Justice Antonin Scalia’s Supreme Court Career Did More Good Than Harm
PRO (4 arguments)
“good” means for the good of the Supreme Court as an institution
“harm” means harming the reputation of the Supreme Court as the final interpretation of what is legal under the U.S. Constitution
Weighing Mechanism: Judge, you should weigh this debate on Justice Scalia’s contribution to the integrity of the Supreme Court, since his primary role as a Supreme Court justice was to judge fairly.
There is a key difference from what the public paints Scalia to be and what he really was. The media tries to show Scalia as an extreme conservative justice who dissented on nearly every decision. However, even when Scalia wrote very conservative opinions, these opinions were only formulated because of Scalia’s belief that every law must be acceptable under the Constitution. This viewpoint has led to him being instrumental in many split court decisions that have huge societal benefits today, particularly in the area of defendants’ rights.
The most obvious example where Scalia proved he was a Constitutionalist and not motivated by political conservatism was in the most important free speech decision of the 1980s. In Texas v. Johnson, Scalia had the decisive vote that decided that flag burning was legal under the Constitution. Even though the conservative party clearly frowns upon this practice, and Scalia himself found flag burning disgraceful, Scalia stuck with the Constitution and voted in favor of free speech rights. Thus, Justice Scalia had the integrity to decide a case against his own personal beliefs. Scalia himself said, “We don’t sit here to make the law, to decide who ought to win. We decide who wins under the law that the people have adopted. And very often, if you’re a good judge, you don’t really like the result you’re reaching.”
New York Times
Over his tenure on the court, Scalia consistently sided on providing citizens more privacy from government intrusions. These privacy rights protect every US citizen, every day.
The biggest case where Scalia protected citizen's right to privacy was in his majority opinion in the Kyllo v United States case. Scalia wrote the majority opinion in a close 5-4 decision, where he concluded that police were not allowed to peep into homes with thermal-imaging devices. Scalia also wrote the majority opinion in Florida v. Jardines, another 5-4 decision, that barred police from entering private property with a drug-sniffing dog without a warrant. Additionally, in quite possibly his most important case regarding privacy, Scalia sided once again with citizen’s right to privacy. In Riley v California, Scalia voted against the government’s bid to warrantlessly search a modern-day cell phone acquired in the course of an arrest, meaning that Scalia actually set the precedent for all of our modern day cyber privacies that we take for granted.
Justices started to write their opinions using Scalia’s strict interpretation of the Constitution as justifications for their views. This clearly shows that Scalia was very respected and influential among his fellow justices.

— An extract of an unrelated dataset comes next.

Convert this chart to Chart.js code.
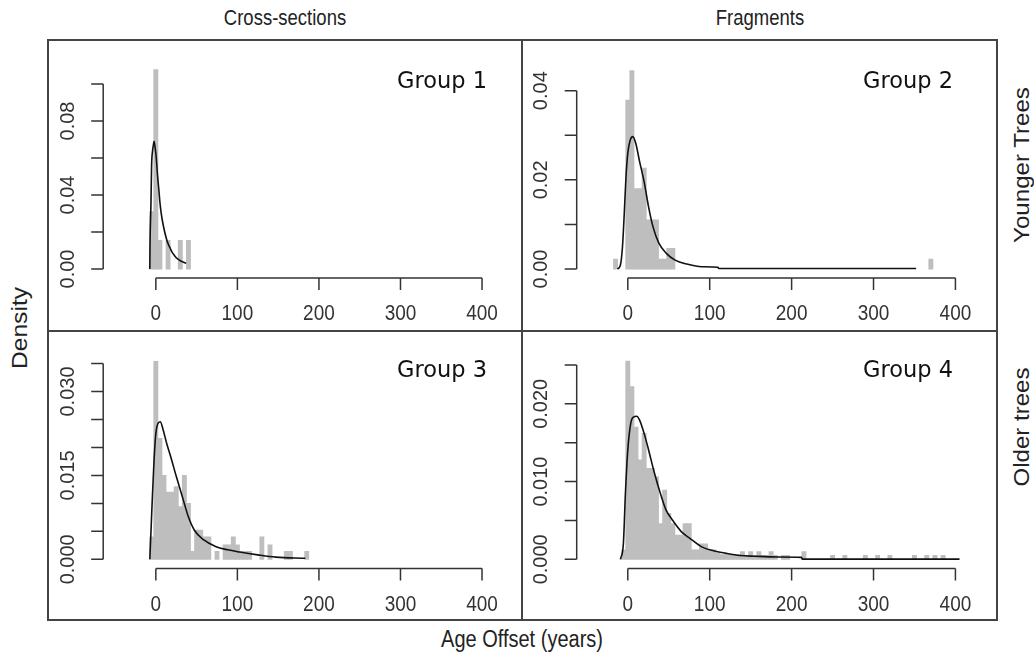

By the time he wrote his most important majority opinion in 2008, finding that the Second Amendment protects an individual right to bear arms, even the dissenters were engaged in trying to determine the original meaning of the Constitution, the approach he had championed.
Regardless of how people felt about a particular case, they respected Justice Scalia’s opinions as well-thought out and logical. The New York Times, known as a left-leaning, liberal newspaper, said of Scalia, “He was an exceptional stylist who labored over his opinions and took pleasure in finding precisely the right word or phrase. In dissent, he took no prisoners. The author of a majority opinion could be confident that a Scalia dissent would not overlook any shortcomings. Justice Scalia wrote for a broader audience than most of his colleagues did. His opinions were read by lawyers and civilians for pleasure and instruction.